These are some exerpts from a presentation that I gave a few weeks ago, on how I left my day job to become an independent business owner, and some observations so far.
Since we often define ourselves through our activities, and in
turn our activities define us, by shaping our priorities, drawing certain
people into our circle, if something that is ok or tolerable is a big piece of
our lives, then we draw to ourselves people and situations that support a
tolerable life. In a tolerable life, a passion is on the
periphery, something that a few hours a week or a month “keeps me
going.”
I hear my friends and former coworkers say that they love their
chosen field, but now that I’m no longer in that stream, I can
really listen, and what I most often hear is a nonstop stream of complaints, that
loop back on themselves and repeat, and repeat.
This is not a judgment, because I was right there also,
participating in those “this is how bad my life is” conversations, day after
day, after day. And it’s easy for that
orientation toward the biggest part of the day to bleed over into the rest of life…now
my social obligations are a burden, now my family’s activities are a burden,
now I don’t “have time” for fun, or I don’t describe leisure activities as fun
or I don’t select leisure activities that are fun because they don’t fit my
narrative.
Is this ok?
Is this what life is supposed to be?
I believe we all have a path, a unique path, where we make fullest use
of our innate
or acquired strengths for our own benefit and for the benefit of
others.
If we are trudging along, head down, going through
motions, living for the weekend, or vacation, or retirement, we probably aren’t on
the right path. Some people
try to tell
us that we are, by saying “You’re lucky to have a job at all?” What a terrible thing to say to someone! And what a terrible message to internalize: This is the best I can do. Someone or someones in a position of
authority told me so.
So many of us stop thinking that we can do
better, and we soak up and internalize and repeat “The evil you know is better than the
fabulosity you don’t know.”
Wait a minute! That’s
not how it goes! It’s supposed to be the
EVIL you don’t know. Well, if you don’t
know, how do you know that something is evil?

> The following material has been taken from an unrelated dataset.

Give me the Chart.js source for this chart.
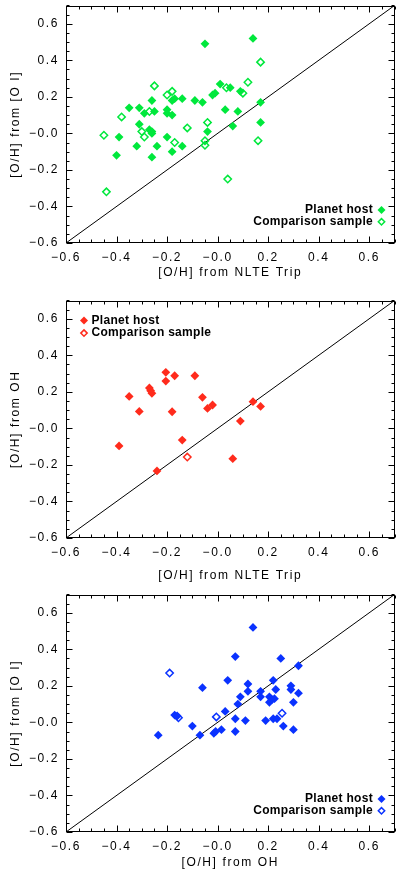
<!DOCTYPE html>
<html>
<head>
<meta charset="utf-8">
<script src="https://cdn.jsdelivr.net/npm/chart.js@4.4.1/dist/chart.umd.min.js"></script>
<style>
    html, body { margin: 0; padding: 0; background: #fff; overflow: hidden; }
    .panel { position: absolute; left: 0; width: 400px; }
</style>
</head>
<body>
<div class="panel" style="top:0;height:290px"><canvas id="chartTripOI"></canvas></div>
<div class="panel" style="top:295px;height:290px"><canvas id="chartTripOH"></canvas></div>
<div class="panel" style="top:589px;height:283px"><canvas id="chartOHOI"></canvas></div>
<script>
// axis ticks shared by all three panels
const tickValues = [-0.6, -0.4, -0.2, 0, 0.2, 0.4, 0.6];
const tickLabels = ['\u22120.6', '\u22120.4', '\u22120.2', '\u22120.0', '0.2', '0.4', '0.6'];
const oneToOne = [-0.6, 0.7];

// panel 1: [O/H] NLTE Trip (x) vs [O/H] [O I] (y)
const hostTrip1 = [-0.05, 0.14, -0.35, -0.31, -0.29, -0.26, -0.25, -0.20, -0.20, -0.18, -0.18, -0.17, -0.14, -0.09,
    -0.06, -0.02, -0.01, 0.01, 0.03, -0.31, -0.27, -0.26, -0.26, -0.39, -0.40, -0.32, -0.26, -0.24, -0.20,
    -0.18, -0.14, -0.04, 0.05, 0.09, 0.08, 0.06, 0.17, 0.17];
const hostOI1 = [0.49, 0.52, 0.14, 0.14, 0.11, 0.18, 0.12, 0.13, 0.11, 0.10, 0.18, 0.19, 0.19, 0.18,
    0.17, 0.21, 0.22, 0.27, 0.13, 0.05, 0.02, 0.01, 0.00, -0.02, -0.12, -0.07, -0.13, -0.07, -0.02,
    -0.10, -0.07, 0.01, 0.25, 0.23, 0.12, 0.04, 0.17, 0.06];
const compTrip1 = [-0.45, -0.38, -0.30, -0.29, -0.27, -0.25, -0.20, -0.18, -0.17, -0.12, -0.05, -0.05, -0.04,
    -0.44, 0.035, 0.17, 0.12, 0.10, 0.16, 0.04];
const compOI1 = [-0.01, 0.09, 0.01, -0.02, 0.12, 0.26, 0.21, 0.23, -0.05, 0.03, -0.04, -0.065, 0.06,
    -0.32, 0.25, 0.39, 0.28, 0.22, -0.04, -0.25];

// panel 2: [O/H] NLTE Trip (x) vs [O/H] OH (y)
const hostTrip2 = [-0.205, -0.205, -0.17, -0.09, -0.27, -0.265, -0.26, -0.35, -0.31, -0.18, -0.06, -0.04, -0.02,
    0.14, 0.17, 0.09, -0.14, -0.39, -0.24, 0.06];
const hostOH2 = [0.307, 0.259, 0.288, 0.288, 0.221, 0.206, 0.192, 0.175, 0.093, 0.091, 0.17, 0.109, 0.128,
    0.146, 0.12, 0.04, -0.064, -0.096, -0.233, -0.166];
const compTrip2 = [-0.12];
const compOH2 = [-0.157];

// panel 3: [O/H] OH (x) vs [O/H] [O I] (y)
const hostOH3 = [0.14, 0.07, 0.25, 0.32, 0.04, 0.22, 0.12, -0.06, 0.12, 0.17, 0.17, 0.23, 0.29, 0.29, 0.32,
    0.09, 0.08, 0.205, 0.215, 0.225, 0.205, 0.30, -0.17, -0.16, 0.03, 0.07, 0.11, 0.19, 0.22, 0.235,
    0.26, 0.30, -0.10, -0.235, -0.07, -0.015, -0.008, 0.015, 0.07];
const hostOI3 = [0.52, 0.36, 0.35, 0.31, 0.23, 0.23, 0.21, 0.19, 0.17, 0.17, 0.14, 0.18, 0.20, 0.18, 0.16,
    0.14, 0.10, 0.14, 0.125, 0.13, 0.11, 0.11, 0.04, 0.035, 0.06, 0.02, 0.01, 0.01, 0.02, 0.02,
    -0.02, -0.04, -0.02, -0.07, -0.07, -0.06, -0.05, -0.04, -0.05];
const compOH3 = [-0.19, -0.155, -0.005, 0.255];
const compOI3 = [0.27, 0.025, 0.03, 0.05];

const FONT = '"Liberation Sans", Arial, sans-serif';
const GREEN = '#00e83c';
const RED = '#ff2b1c';
const BLUE = '#0a32ff';

function points(xs, ys) {
    return xs.map((x, i) => ({x: x, y: ys[i]}));
}

// frame with inward ticks on all four sides, IDL style
const frameTicks = {
    id: 'frameTicks',
    beforeDraw(chart) {
        chart.ctx.letterSpacing = '1.6px';
    },
    afterDatasetsDraw(chart) {
        const ctx = chart.ctx;
        const a = chart.chartArea;
        const xs = chart.scales.x, ys = chart.scales.y;
        const L = Math.round(a.left) + 0.5, R = Math.round(a.right) - 0.5;
        const T = Math.round(a.top) + 0.5, B = Math.round(a.bottom) - 0.5;
        ctx.save();
        ctx.strokeStyle = '#000';
        ctx.lineWidth = 1;
        ctx.strokeRect(L, T, R - L, B - T);
        ctx.beginPath();
        for (let k = -12; k <= 14; k++) {
            const v = k * 0.05;
            const len = k % 4 === 0 ? 6 : 3;
            const px = Math.round(xs.getPixelForValue(v)) + 0.5;
            const py = Math.round(ys.getPixelForValue(v)) + 0.5;
            ctx.moveTo(px, B); ctx.lineTo(px, B - len);
            ctx.moveTo(px, T); ctx.lineTo(px, T + len);
            ctx.moveTo(L, py); ctx.lineTo(L + len, py);
            ctx.moveTo(R, py); ctx.lineTo(R - len, py);
        }
        ctx.stroke();
        ctx.restore();
    }
};

function diamond(ctx, x, y, r, color, filled) {
    ctx.beginPath();
    ctx.moveTo(x - r, y); ctx.lineTo(x, y - r); ctx.lineTo(x + r, y); ctx.lineTo(x, y + r);
    ctx.closePath();
    if (filled) {
        ctx.fillStyle = color;
        ctx.fill();
    } else {
        ctx.strokeStyle = color;
        ctx.lineWidth = 1.5;
        ctx.stroke();
    }
}

// legend inside the plot box
const sampleKey = {
    id: 'sampleKey',
    afterDraw(chart, args, opts) {
        const ctx = chart.ctx;
        const a = chart.chartArea;
        const sets = chart.data.datasets.slice(0, 2);
        ctx.save();
        ctx.font = 'bold 12px ' + FONT;
        ctx.letterSpacing = '0.3px';
        ctx.textBaseline = 'middle';
        sets.forEach((ds, i) => {
            ctx.fillStyle = '#000';
            if (opts.corner === 'right') {
                const y = a.bottom - 33 + i * 11.8;
                ctx.textAlign = 'right';
                ctx.fillText(ds.label, 373, y);
                diamond(ctx, 381.5, y, i === 0 ? 4 : 3.2, opts.color, i === 0);
            } else {
                const y = a.top + 20 + i * 12.6;
                ctx.textAlign = 'left';
                ctx.fillText(ds.label, 91.5, y);
                diamond(ctx, 84, y, i === 0 ? 4 : 3.2, opts.color, i === 0);
            }
        });
        ctx.restore();
    }
};

function makeChart(id, hx, hy, cx, cy, color, xTitle, yTitle, axisHeight, xTitlePad, corner) {
    const ctx = document.getElementById(id).getContext('2d');
    return new Chart(ctx, {
        type: 'scatter',
        data: {
            datasets: [
                {
                    label: 'Planet host',
                    data: points(hx, hy),
                    pointStyle: 'rectRot',
                    pointRadius: 4.4,
                    pointBorderWidth: 0,
                    backgroundColor: color,
                    borderColor: color
                },
                {
                    label: 'Comparison sample',
                    data: points(cx, cy),
                    pointStyle: 'rectRot',
                    pointRadius: 3.7,
                    pointBorderWidth: 1.5,
                    backgroundColor: 'rgba(0,0,0,0)',
                    borderColor: color
                },
                {
                    type: 'line',
                    label: '1:1',
                    data: points(oneToOne, oneToOne),
                    borderColor: '#000',
                    borderWidth: 1,
                    pointRadius: 0,
                    fill: false
                }
            ]
        },
        options: {
            responsive: true,
            maintainAspectRatio: false,
            animation: false,
            devicePixelRatio: 1,
            layout: { padding: { top: 5, left: 0, right: 1, bottom: 0 } },
            plugins: {
                legend: { display: false },
                tooltip: { enabled: false },
                sampleKey: { corner: corner, color: color }
            },
            scales: {
                x: {
                    type: 'linear',
                    min: -0.6,
                    max: 0.7,
                    afterBuildTicks: s => { s.ticks = tickValues.map(v => ({value: v})); },
                    afterFit: s => { s.height = axisHeight; s.paddingLeft = 0; s.paddingRight = 0; },
                    grid: { display: false, drawTicks: false },
                    border: { display: false },
                    ticks: {
                        autoSkip: false,
                        maxRotation: 0,
                        padding: 7,
                        color: '#000',
                        font: { size: 12, family: FONT },
                        callback: (v, i) => tickLabels[i]
                    },
                    title: {
                        display: true,
                        text: xTitle,
                        color: '#000',
                        font: { size: 12, family: FONT },
                        padding: { top: 0, bottom: xTitlePad }
                    }
                },
                y: {
                    type: 'linear',
                    min: -0.6,
                    max: 0.7,
                    afterBuildTicks: s => { s.ticks = tickValues.map(v => ({value: v})); },
                    afterFit: s => { s.width = 66; s.paddingTop = 0; s.paddingBottom = 0; },
                    grid: { display: false, drawTicks: false },
                    border: { display: false },
                    ticks: {
                        autoSkip: false,
                        padding: 7,
                        color: '#000',
                        font: { size: 12, family: FONT },
                        callback: (v, i) => tickLabels[i]
                    },
                    title: {
                        display: true,
                        text: yTitle,
                        color: '#000',
                        font: { size: 12, family: FONT },
                        padding: { top: 8, bottom: 0 }
                    }
                }
            }
        },
        plugins: [frameTicks, sampleKey]
    });
}

makeChart('chartTripOI', hostTrip1, hostOI1, compTrip1, compOI1, GREEN,
    '[O/H] from NLTE Trip', '[O/H] from [O I]', 47, 10, 'right');
makeChart('chartTripOH', hostTrip2, hostOH2, compTrip2, compOH2, RED,
    '[O/H] from NLTE Trip', '[O/H] from OH', 47, 2, 'left');
makeChart('chartOHOI', hostOH3, hostOI3, compOH3, compOI3, BLUE,
    '[O/H] from OH', '[O/H] from [O I]', 40, 2, 'right');
</script>
</body>
</html>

When do we start equating “unfamiliar” with “bad”? We didn’t used to be that way. We used to embrace new things and to reinvent
ourselves on a regular basis.
If you can dress, drive and feed yourself, you already have reinvented yourself three times. If you are potty trained, have held a job,
can read and have lived independently of your family of origin,
you have reinvented yourself four more times. When do we stop doing that? At what point to we look around and say, “I’m
finished growing?” Even the grass continues
to grow, no matter how much we hack it back, no matter if there is a drought
and it dies back to the roots. Does my lawn
have more ambition than I do??
What if someone got off track and then decided, “I’m
finished growing and reinventing I may
not be on my life’s path, I may be hacking my way through the woods with a
machete every day (which would explain why I’m exhausted all the time), but I’m
committing to this direction.”
It’s easy to miss
the path sometimes, and even when life offers us shortcuts
to get back on track, we can miss them because we’re working so hard over HERE,
instead of stopping, taking a rest and looking around. All the way around. The other 350 degrees. Ah, there it is!
Why commit to a particular course of action
that isn’t
resulting in a life improvement?
We would never consider making a
wrong turn on a street and saying, “Y’know, I think I’ll just keep
going this way. I’m not sure where I’m
going, but finding my way back seems like a lot of work, plus it would be
acknowledging that I got off track, and I’m not really up for either of those,
so I’ll just keep going this way. I hope
there is a gas station somewhere.”
Our life paths are no different. No different.
A dear
friend and former coworker, when I informed her of my plans to leave
my day job last spring, was horrified. “How
can you turn
your back on your degree? You
worked so hard for it!”
“It’s time to move on” I told her.
“Why would I let a piece of paper define the rest of my
life?” There were no sacred vows
involved, no tokens of fidelity exchanged.
I already had spotted the shortcut back to my path. Was my time in my previous career
wasted? Not at all! That was where I needed to be for those
years, gaining skills and then becoming uncomfortable enough to decide that a
change was needed. I was moving on,
not turning back.
So here is someone hacking away at the underbrush,
heading…somewhere unspecified, exhausted but resigned to “this is the best I
can do” because I’ve been swinging this machete for so long, and I’ve
surrounded myself with people who are also hacking away at the underbrush,
because it
makes me feel better about being unhappy because if we are all
unhappy, at
least I have company and having company is good.
I used to do this too! I belonged to the sisterhood of the downtrodden, and was
swinging that machete and talking about how difficult it was and how I had no
other options.
What on earth holds anyone to this course? Fear, of course, an assumption that the
unknown is worse than the known, simply because it is unknown or the person doesn't have enough information.
There is discomfort, but also power, in realizing that we all have unique gifts and a unique path and that we can choose to get back to that path if we have wandered off. That can be a gradual process, just doing the very next thing, but it all starts with a decision.